§ DIRECTIONS: Go through the listing and pick out each line with the word "Clone" in it.

::: RECORDS SUPPLIED :::

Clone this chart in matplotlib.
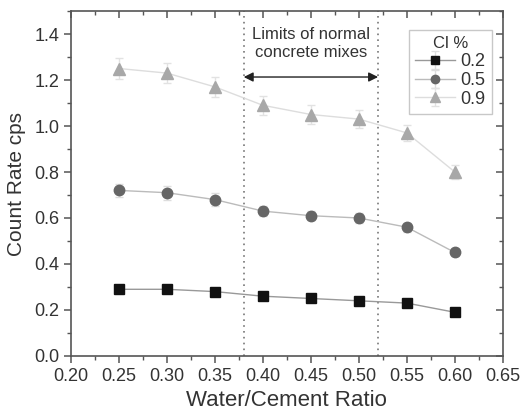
import matplotlib
matplotlib.use("Agg")
import matplotlib.pyplot as plt
from matplotlib.ticker import MultipleLocator

wc_ratio = [0.25, 0.30, 0.35, 0.40, 0.45, 0.50, 0.55, 0.60]
cl_02 = [0.29, 0.29, 0.28, 0.26, 0.25, 0.24, 0.23, 0.19]
cl_05 = [0.72, 0.71, 0.68, 0.63, 0.61, 0.60, 0.56, 0.45]
cl_09 = [1.25, 1.23, 1.17, 1.09, 1.05, 1.03, 0.97, 0.80]
err_02 = [0.01] * 8
err_05 = [0.03, 0.03, 0.03, 0.02, 0.02, 0.02, 0.02, 0.015]
err_09 = [0.045, 0.045, 0.045, 0.04, 0.04, 0.04, 0.035, 0.03]
limits = [0.38, 0.52]
yticks = [0.0, 0.2, 0.4, 0.6, 0.8, 1.0, 1.2, 1.4]

tc = "#333333"
plt.rcParams['font.family'] = ['Liberation Sans', 'DejaVu Sans']
fig = plt.figure(figsize=(5.2, 4.17), dpi=100)
ax = fig.add_axes([0.1365, 0.1463, 0.8305, 0.8273])

ax.errorbar(wc_ratio, cl_02, yerr=err_02, color="#999999", ecolor="#dddddd",
            marker="s", mfc="#111111", mec="#111111", ms=6.5, lw=1, capsize=3,
            label="0.2", zorder=3)
ax.errorbar(wc_ratio, cl_05, yerr=err_05, color="#bbbbbb", ecolor="#dddddd",
            marker="o", mfc="#666666", mec="#666666", ms=7.5, lw=1, capsize=3,
            label="0.5", zorder=3)
ax.errorbar(wc_ratio, cl_09, yerr=err_09, color="#dddddd", ecolor="#e2e2e2",
            marker="^", mfc="#a8a8a8", mec="#a8a8a8", ms=8.5, lw=1, capsize=3,
            label="0.9", zorder=3)

for xv in limits:
    ax.axvline(xv, color="#777777", ls=(0, (1, 2.5)), lw=1.2, zorder=2)

ax.annotate("", xy=(limits[0], 1.213), xytext=(limits[1], 1.213),
            arrowprops=dict(arrowstyle="<|-|>", color="#222222", lw=1,
                            mutation_scale=14, shrinkA=0, shrinkB=0))
ax.text(sum(limits) / 2, 1.36, "Limits of normal\nconcrete mixes",
        ha="center", va="center", fontsize=12, color=tc, linespacing=1.25)

ax.set_xlim(0.20, 0.65)
ax.set_ylim(0.0, 1.5)
ax.xaxis.set_major_locator(MultipleLocator(0.05))
ax.xaxis.set_minor_locator(MultipleLocator(0.025))
ax.set_yticks(yticks)
ax.yaxis.set_minor_locator(MultipleLocator(0.1))
ax.xaxis.set_major_formatter(plt.FuncFormatter(lambda v, p: f"{v:.2f}"))
ax.yaxis.set_major_formatter(plt.FuncFormatter(lambda v, p: f"{v:.1f}"))

for side in ["left", "bottom", "right", "top"]:
    ax.spines[side].set_color("#555555")
    ax.spines[side].set_linewidth(1.2)
ax.tick_params(which="both", direction="out", color="#555555", labelcolor=tc,
               labelsize=13)
ax.tick_params(which="major", length=5, width=1.1)
ax.tick_params(which="minor", length=3, width=1)
ax.tick_params(which="both", top=False, right=False)
# mirrored ticks point inward
ax2 = ax.secondary_xaxis("top")
ax2.xaxis.set_major_locator(MultipleLocator(0.05))
ax2.xaxis.set_minor_locator(MultipleLocator(0.025))
ax2.tick_params(which="both", direction="in", color="#555555", labeltop=False)
ax2.tick_params(which="major", length=5, width=1.1)
ax2.tick_params(which="minor", length=3, width=1)
ax2.spines["top"].set_visible(False)
ax3 = ax.secondary_yaxis("right")
ax3.set_yticks(yticks)
ax3.yaxis.set_minor_locator(MultipleLocator(0.1))
ax3.tick_params(which="both", direction="in", color="#555555", labelright=False)
ax3.tick_params(which="major", length=5, width=1.1)
ax3.tick_params(which="minor", length=3, width=1)
ax3.spines["right"].set_visible(False)

ax.set_xlabel("Water/Cement Ratio", fontsize=16, color=tc, labelpad=4)
ax.set_ylabel("Count Rate cps", fontsize=15, color=tc, labelpad=6)

leg = ax.legend(title="Cl %", loc="upper right", bbox_to_anchor=(0.975, 0.945),
                fontsize=13, title_fontsize=12, frameon=True, fancybox=False,
                edgecolor="#bbbbbb", handlelength=2.2, handletextpad=0.3,
                labelspacing=0.1, borderpad=0.35, borderaxespad=0,
                markerscale=0.8)
for t in leg.get_texts():
    t.set_color(tc)
leg.get_title().set_color(tc)
leg.get_frame().set_linewidth(1)

fig.savefig("out.png", dpi=100)
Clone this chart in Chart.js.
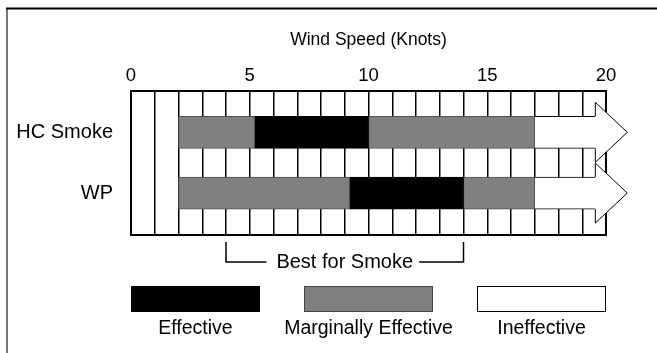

:::

§ SOLUTION FOR THIS TASK:
Clone this chart in matplotlib.
Clone this chart in Chart.js.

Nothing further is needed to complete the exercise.